* _Written request_:
Check each line of the material below, and copy it if it holds the string "seaborn".

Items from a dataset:
====

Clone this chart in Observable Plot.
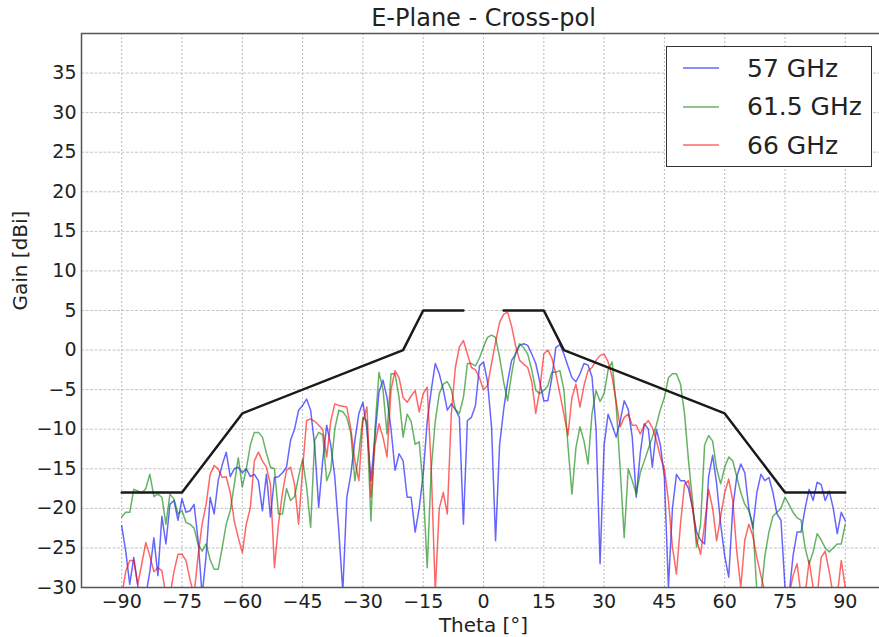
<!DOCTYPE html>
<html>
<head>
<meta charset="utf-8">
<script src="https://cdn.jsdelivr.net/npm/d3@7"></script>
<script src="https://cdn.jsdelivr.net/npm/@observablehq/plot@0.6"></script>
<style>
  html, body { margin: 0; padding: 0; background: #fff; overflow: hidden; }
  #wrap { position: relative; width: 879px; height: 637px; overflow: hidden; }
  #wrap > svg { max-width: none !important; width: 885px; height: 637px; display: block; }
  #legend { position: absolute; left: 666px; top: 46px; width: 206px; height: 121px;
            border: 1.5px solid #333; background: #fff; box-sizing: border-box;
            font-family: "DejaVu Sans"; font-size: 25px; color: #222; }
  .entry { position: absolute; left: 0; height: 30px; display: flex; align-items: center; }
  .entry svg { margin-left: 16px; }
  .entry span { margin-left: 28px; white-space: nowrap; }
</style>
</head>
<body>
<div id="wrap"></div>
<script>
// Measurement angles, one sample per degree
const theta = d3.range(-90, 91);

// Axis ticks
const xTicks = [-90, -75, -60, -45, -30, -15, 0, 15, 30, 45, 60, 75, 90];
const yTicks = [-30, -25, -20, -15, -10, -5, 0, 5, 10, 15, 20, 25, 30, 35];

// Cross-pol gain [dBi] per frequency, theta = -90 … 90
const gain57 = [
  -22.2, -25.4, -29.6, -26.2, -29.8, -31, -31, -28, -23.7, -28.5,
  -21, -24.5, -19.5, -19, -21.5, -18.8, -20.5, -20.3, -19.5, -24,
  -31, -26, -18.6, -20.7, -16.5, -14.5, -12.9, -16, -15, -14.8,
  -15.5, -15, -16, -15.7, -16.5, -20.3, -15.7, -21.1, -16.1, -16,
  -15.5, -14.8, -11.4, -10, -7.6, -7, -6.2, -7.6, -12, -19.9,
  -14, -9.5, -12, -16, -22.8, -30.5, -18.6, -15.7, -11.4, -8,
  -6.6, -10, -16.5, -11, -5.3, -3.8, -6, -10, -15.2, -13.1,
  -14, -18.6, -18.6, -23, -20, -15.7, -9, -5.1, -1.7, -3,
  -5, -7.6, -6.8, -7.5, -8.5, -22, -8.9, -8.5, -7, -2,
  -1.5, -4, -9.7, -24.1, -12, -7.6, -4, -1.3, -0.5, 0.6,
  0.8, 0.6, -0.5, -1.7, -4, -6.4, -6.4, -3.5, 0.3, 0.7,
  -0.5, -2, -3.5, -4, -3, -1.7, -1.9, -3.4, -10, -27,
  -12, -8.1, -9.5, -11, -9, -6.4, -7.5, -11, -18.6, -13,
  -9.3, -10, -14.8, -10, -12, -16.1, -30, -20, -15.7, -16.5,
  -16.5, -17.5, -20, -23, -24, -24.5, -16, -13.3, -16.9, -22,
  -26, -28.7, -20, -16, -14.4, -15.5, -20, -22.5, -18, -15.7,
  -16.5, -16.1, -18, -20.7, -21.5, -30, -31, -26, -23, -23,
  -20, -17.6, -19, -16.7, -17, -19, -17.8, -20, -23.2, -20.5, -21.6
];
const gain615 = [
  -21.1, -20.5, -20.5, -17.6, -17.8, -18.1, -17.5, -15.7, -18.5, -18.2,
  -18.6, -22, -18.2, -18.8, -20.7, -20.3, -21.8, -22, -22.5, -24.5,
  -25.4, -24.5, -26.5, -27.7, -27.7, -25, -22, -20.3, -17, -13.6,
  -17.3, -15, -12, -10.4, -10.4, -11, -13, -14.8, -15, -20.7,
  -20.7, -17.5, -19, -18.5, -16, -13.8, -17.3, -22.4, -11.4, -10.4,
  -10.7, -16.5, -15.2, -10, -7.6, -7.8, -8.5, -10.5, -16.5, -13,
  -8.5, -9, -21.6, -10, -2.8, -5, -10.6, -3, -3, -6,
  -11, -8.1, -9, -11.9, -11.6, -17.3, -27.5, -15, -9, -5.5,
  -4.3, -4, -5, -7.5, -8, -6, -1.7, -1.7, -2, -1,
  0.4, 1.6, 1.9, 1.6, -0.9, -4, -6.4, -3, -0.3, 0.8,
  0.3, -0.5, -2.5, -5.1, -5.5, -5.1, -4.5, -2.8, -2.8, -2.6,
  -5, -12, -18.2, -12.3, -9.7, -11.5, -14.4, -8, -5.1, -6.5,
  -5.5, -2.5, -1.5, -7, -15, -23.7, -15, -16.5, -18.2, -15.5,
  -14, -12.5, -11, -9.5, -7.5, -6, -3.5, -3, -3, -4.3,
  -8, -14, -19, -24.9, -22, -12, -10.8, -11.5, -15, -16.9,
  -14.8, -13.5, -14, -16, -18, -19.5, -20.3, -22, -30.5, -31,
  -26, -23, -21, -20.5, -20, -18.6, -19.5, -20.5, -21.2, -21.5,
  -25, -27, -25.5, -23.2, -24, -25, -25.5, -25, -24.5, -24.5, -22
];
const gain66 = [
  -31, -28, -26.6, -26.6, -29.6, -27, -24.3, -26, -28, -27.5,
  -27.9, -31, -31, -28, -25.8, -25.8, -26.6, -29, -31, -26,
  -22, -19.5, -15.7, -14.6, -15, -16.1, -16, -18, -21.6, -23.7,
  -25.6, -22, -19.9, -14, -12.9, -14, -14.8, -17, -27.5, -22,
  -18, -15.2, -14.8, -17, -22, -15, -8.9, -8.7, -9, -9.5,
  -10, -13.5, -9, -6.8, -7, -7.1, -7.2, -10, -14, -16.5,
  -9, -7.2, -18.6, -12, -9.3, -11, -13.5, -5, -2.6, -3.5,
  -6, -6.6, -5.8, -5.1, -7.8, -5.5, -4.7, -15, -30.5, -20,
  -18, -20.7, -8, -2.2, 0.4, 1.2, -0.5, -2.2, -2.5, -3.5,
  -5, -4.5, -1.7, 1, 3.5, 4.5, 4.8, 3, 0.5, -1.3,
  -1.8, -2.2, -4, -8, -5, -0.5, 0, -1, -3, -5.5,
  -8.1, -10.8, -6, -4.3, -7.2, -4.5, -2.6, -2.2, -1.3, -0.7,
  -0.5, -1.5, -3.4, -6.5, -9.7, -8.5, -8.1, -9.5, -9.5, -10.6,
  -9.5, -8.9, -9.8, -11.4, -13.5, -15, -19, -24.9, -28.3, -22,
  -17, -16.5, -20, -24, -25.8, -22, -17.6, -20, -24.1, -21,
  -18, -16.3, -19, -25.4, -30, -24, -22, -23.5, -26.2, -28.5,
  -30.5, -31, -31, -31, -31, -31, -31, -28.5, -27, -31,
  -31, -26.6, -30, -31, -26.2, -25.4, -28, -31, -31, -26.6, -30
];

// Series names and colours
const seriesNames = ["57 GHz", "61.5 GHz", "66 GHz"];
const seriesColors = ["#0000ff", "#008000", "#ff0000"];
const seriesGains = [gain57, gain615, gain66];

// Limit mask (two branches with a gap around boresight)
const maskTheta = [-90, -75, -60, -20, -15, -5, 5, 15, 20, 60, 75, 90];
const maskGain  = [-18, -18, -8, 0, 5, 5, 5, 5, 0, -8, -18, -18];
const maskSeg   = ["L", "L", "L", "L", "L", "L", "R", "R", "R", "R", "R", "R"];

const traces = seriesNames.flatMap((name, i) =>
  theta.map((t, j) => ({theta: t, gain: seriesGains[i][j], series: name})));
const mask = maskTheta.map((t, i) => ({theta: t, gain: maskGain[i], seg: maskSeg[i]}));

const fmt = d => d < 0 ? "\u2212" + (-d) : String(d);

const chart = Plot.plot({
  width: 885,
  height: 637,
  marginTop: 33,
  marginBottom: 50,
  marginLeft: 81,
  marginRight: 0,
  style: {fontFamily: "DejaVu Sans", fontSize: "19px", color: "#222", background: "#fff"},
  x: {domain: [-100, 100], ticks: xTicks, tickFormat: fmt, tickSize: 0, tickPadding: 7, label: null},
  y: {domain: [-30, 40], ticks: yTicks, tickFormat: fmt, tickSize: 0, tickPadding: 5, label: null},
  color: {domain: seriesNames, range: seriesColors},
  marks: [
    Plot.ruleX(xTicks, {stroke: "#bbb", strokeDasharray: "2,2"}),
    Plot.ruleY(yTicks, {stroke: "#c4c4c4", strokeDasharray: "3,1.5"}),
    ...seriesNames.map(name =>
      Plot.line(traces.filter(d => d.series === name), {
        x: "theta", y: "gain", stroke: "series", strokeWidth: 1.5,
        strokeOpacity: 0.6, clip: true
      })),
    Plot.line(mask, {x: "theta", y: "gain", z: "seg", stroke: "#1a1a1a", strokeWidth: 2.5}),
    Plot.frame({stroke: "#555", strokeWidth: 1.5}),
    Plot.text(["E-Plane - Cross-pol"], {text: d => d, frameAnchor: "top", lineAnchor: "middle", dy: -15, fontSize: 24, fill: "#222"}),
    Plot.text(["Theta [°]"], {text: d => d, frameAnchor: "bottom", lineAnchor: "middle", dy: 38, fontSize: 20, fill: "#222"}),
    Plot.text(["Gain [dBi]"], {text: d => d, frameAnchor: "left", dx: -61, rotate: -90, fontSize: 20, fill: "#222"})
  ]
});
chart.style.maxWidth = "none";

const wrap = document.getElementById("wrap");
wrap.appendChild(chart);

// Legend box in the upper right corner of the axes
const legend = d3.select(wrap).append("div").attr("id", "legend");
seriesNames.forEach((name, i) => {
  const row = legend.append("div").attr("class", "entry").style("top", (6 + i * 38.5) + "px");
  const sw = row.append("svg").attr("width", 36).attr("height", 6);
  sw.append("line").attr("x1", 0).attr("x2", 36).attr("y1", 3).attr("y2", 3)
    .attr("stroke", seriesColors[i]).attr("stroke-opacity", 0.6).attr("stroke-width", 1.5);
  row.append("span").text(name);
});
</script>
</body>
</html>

====

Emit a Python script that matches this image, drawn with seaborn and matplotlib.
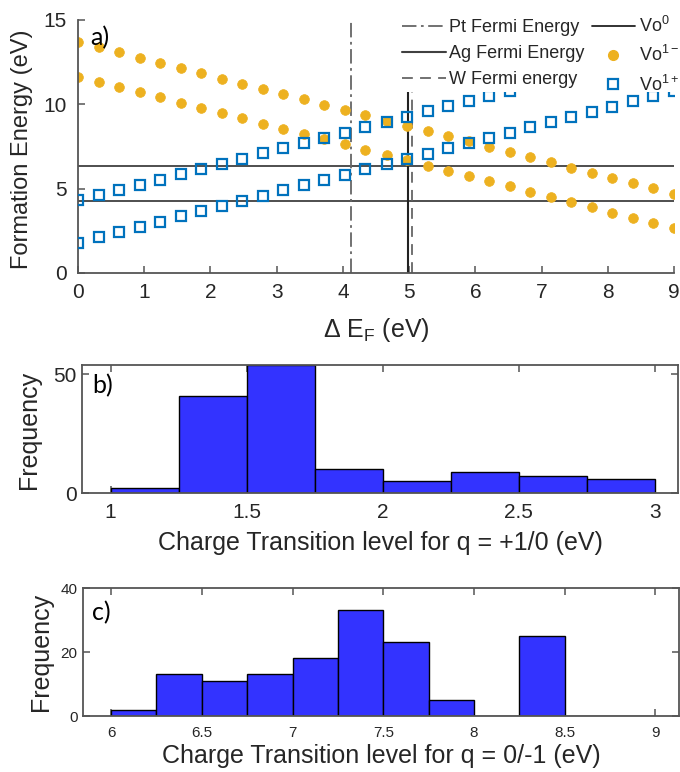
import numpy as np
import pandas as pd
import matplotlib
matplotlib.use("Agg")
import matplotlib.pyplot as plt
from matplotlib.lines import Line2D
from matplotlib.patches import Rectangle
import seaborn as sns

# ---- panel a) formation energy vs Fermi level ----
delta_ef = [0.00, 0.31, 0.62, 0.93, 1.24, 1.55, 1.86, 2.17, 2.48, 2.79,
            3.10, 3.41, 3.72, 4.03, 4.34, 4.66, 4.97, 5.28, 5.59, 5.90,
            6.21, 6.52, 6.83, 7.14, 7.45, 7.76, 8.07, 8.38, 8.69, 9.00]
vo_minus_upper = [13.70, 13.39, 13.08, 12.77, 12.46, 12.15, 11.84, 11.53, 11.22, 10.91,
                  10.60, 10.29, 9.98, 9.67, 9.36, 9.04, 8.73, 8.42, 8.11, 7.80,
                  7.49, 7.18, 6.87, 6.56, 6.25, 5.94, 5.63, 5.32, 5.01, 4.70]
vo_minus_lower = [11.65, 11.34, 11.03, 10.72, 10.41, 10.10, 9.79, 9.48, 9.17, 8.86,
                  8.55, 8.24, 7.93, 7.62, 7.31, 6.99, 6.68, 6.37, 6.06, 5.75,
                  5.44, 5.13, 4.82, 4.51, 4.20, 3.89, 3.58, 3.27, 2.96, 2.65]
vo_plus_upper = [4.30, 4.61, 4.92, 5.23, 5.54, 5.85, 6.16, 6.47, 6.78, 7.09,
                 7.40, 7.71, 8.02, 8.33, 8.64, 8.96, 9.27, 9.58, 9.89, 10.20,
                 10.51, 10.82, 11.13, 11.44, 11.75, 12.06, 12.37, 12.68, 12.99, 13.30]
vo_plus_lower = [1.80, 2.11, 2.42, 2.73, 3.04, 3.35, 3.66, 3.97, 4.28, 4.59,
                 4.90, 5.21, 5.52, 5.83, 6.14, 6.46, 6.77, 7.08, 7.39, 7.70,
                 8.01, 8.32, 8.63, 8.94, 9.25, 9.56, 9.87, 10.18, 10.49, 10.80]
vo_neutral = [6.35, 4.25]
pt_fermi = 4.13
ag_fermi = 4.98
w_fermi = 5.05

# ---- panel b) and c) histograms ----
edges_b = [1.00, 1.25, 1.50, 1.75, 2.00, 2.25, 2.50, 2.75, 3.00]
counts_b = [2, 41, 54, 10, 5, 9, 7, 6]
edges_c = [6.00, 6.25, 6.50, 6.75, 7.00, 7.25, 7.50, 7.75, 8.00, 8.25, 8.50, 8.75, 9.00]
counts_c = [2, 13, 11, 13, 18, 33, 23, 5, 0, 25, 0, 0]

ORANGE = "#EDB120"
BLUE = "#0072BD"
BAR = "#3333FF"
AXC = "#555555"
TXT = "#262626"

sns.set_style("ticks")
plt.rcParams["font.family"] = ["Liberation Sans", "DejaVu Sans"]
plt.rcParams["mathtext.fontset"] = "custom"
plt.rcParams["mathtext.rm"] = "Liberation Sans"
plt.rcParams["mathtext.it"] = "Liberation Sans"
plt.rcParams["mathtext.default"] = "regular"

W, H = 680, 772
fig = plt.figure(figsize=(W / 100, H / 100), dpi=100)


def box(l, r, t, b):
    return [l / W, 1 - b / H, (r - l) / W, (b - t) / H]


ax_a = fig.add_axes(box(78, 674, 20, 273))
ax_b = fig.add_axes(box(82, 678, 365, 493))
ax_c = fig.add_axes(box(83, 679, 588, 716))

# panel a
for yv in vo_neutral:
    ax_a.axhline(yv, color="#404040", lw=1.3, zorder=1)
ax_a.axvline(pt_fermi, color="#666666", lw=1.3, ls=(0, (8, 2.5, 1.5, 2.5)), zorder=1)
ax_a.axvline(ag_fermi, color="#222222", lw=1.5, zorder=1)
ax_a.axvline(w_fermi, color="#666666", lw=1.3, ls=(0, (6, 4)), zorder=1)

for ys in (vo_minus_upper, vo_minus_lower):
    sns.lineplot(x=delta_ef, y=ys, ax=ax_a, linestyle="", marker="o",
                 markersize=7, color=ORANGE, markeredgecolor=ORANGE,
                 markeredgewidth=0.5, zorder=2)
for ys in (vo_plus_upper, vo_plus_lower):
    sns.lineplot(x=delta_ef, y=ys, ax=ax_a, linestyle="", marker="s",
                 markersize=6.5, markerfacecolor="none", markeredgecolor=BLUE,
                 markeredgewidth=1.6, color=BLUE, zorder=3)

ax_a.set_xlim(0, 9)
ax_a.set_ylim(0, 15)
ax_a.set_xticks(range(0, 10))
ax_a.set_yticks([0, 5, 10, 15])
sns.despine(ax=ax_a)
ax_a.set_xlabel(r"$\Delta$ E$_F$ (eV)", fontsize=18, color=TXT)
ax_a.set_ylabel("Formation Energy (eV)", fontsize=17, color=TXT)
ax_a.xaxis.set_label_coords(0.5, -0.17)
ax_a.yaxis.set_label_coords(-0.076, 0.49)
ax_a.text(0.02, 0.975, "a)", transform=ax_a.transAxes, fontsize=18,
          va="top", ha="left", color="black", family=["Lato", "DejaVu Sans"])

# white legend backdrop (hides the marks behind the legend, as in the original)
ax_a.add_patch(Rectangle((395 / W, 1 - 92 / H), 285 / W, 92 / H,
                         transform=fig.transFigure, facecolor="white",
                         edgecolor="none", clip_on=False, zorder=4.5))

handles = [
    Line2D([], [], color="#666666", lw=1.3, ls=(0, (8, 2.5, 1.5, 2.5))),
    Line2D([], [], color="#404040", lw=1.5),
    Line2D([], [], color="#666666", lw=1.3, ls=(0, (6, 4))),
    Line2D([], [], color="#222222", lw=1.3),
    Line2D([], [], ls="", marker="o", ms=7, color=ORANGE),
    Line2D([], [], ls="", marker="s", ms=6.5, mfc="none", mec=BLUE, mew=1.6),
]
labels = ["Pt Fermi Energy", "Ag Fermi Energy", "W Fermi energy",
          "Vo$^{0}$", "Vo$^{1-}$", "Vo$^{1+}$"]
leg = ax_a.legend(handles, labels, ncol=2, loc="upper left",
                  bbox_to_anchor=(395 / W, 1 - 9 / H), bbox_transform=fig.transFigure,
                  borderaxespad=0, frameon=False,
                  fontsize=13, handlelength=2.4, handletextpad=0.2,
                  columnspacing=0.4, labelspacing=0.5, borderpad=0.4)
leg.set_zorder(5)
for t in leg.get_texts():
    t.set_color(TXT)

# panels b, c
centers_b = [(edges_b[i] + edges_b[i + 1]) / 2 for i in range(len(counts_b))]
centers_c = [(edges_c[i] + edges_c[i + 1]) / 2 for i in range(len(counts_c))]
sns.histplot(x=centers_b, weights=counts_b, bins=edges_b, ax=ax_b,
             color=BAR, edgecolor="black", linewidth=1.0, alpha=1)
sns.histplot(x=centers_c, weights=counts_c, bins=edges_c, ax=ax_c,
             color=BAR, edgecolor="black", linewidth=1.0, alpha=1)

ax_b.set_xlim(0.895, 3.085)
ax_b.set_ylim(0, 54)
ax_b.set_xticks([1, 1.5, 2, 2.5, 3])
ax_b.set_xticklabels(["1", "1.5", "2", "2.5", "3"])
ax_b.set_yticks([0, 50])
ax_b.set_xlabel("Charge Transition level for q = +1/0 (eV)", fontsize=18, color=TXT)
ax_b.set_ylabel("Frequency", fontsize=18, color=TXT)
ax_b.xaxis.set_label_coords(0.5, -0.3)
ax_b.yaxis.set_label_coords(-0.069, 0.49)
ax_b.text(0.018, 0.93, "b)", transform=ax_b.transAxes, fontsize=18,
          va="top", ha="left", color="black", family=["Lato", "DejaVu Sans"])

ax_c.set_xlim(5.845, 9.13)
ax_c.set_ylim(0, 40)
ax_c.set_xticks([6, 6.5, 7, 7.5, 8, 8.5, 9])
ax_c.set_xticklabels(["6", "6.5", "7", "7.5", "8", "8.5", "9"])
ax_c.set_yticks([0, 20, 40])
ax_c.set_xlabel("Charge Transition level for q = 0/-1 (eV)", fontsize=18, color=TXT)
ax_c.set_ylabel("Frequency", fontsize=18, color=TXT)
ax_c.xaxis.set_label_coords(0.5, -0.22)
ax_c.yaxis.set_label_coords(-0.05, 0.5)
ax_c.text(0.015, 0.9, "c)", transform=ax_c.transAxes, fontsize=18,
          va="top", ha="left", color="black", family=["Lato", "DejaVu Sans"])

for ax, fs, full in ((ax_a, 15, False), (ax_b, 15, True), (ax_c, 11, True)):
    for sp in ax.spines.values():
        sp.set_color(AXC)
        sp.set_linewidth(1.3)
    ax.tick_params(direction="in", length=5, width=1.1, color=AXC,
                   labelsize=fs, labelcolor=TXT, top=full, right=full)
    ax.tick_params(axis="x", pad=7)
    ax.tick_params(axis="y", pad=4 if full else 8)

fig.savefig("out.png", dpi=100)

====

* _Final answer_:
Emit a Python script that matches this image, drawn with seaborn and matplotlib.
import seaborn as sns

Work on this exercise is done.